The subsequent lessons covered the following: Hunting, advancements in firearm technology, short biographies of Browning and Stoner, National Firearms Act of 1934, Gun Control Act of 1968, school shootings, NICS, and current firearm legislation in the United States. Throughout the unit they had various projects and essays to complete, which they enjoyed. Even Students B and F turned most of their assignments in on time.
One of the more lighthearted moments during all of this occurred when Student H asked, “How many firearms can a person own in the United States?” I simply replied that there is no limit; if someone wanted 16, 100 or even 500 they could own them as long as they had the money to support such an expensive hobby. In a thick Italian accent he scoffed, “Why the hell would you need 100 guns? In Italy you can only have 5.” Student F piped in sarcastically, “Because this is ‘Mericuh, that’s why! We don’t put limits on freedom.” We all laughed for a moment, but both Students D and H still could not believe the pervasiveness of firearms in America.
While their opinions differed sharply when it came to background checks, magazine capacity laws, and automatic weapons, one of the issues that everyone in the class did agree on was the absurdity of short-barreled rifle and short-barreled shotgun regulations. They concluded (through their own rational thought, I might add) that the laws were instituted with fear in mind instead of logic. I smiled to myself and dreamed of the day when a particular teacher’s salary might be high enough for him own several SBRs.
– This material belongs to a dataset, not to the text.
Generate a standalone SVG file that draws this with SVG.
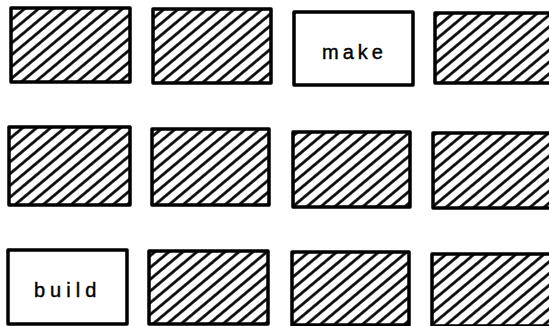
<svg xmlns="http://www.w3.org/2000/svg" width="549" height="326" viewBox="0 0 549 326">
<style>
.box{stroke:#000;stroke-width:3.5;stroke-linejoin:round}
.hatch{fill:url(#hatch)}
.plain{fill:#fff}
.lbl{font-family:"Liberation Sans",Arial,sans-serif;font-size:20px;fill:#000;stroke:#000;stroke-width:0.4}
</style>
<defs>
<pattern id="hatch" patternUnits="userSpaceOnUse" width="9" height="9" patternTransform="rotate(-40)">
<rect width="9" height="9" fill="#fff"/>
<line x1="-1" y1="4.5" x2="10" y2="4.5" stroke="#000" stroke-width="2.7"/>
</pattern>
</defs>
<rect width="549" height="326" fill="#fff"/>
<g id="r1c1"><rect class="box hatch" x="11" y="8" width="119" height="74"/></g>
<g id="r1c2"><rect class="box hatch" x="153" y="9" width="118" height="74"/></g>
<g id="r1c3"><rect class="box plain" x="294" y="12" width="119" height="73"/><text class="lbl" x="322" y="59" letter-spacing="4">make</text></g>
<g id="r1c4"><rect class="box hatch" x="435" y="13" width="125" height="70"/></g>
<g id="r2c1"><rect class="box hatch" x="9" y="127" width="121" height="78"/></g>
<g id="r2c2"><rect class="box hatch" x="152" y="129" width="117" height="76"/></g>
<g id="r2c3"><rect class="box hatch" x="293" y="132" width="117" height="75"/></g>
<g id="r2c4"><rect class="box hatch" x="433" y="133" width="125" height="75"/></g>
<g id="r3c1"><rect class="box plain" x="8" y="250" width="119" height="74"/><text class="lbl" x="34" y="297" letter-spacing="5">build</text></g>
<g id="r3c2"><rect class="box hatch" x="149" y="251" width="119" height="73"/></g>
<g id="r3c3"><rect class="box hatch" x="292" y="252" width="117" height="73"/></g>
<g id="r3c4"><rect class="box hatch" x="432" y="254" width="125" height="72"/></g>
<g id="connectors"></g>
</svg>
I ended the unit with a constructed response (3 typed pages) to the following question: “Given all that you have learned, what is the best solution for stopping violent crime in the United States?” The responses to this question were as wide-ranging as my students’ personalities, but what pleased me the most after all we discussed was that their arguments were supported by factual evidence.
The pro-gun students pointed out that mass shootings almost always take place in areas that do not allow people to conceal carry. The gun control advocates brought up studies that show that a majority of Americans are in favor of more rigorous background checks. Yet the one thing that every student used in their essay – something I, and probably most Americans, agree with – was the need for increased funding and support for people suffering from mental health problems.
They all earned passing grades. (Although Students B and F turned their papers in late and only received an 80%). In the end they learned something new and I enjoyed teaching the material. There was a spark of excitement in their attitudes towards each lesson. They actually strove to remove some ignorance from their lives and did not fight me every step of the way, as certain students are liable to do.
There was something special in excluding my biases from these lessons. I was able to examine the facts behind the numerous aspects of this enormous debate and relay that to my students. I realized that while many of the roots of my opinions concerning firearms are comprised of emotion, those roots are entwined in a rich soil of dates, statistics, court cases, and a thought-provoking history that is worth digging up and running one’s fingers through in order to uncover the truth.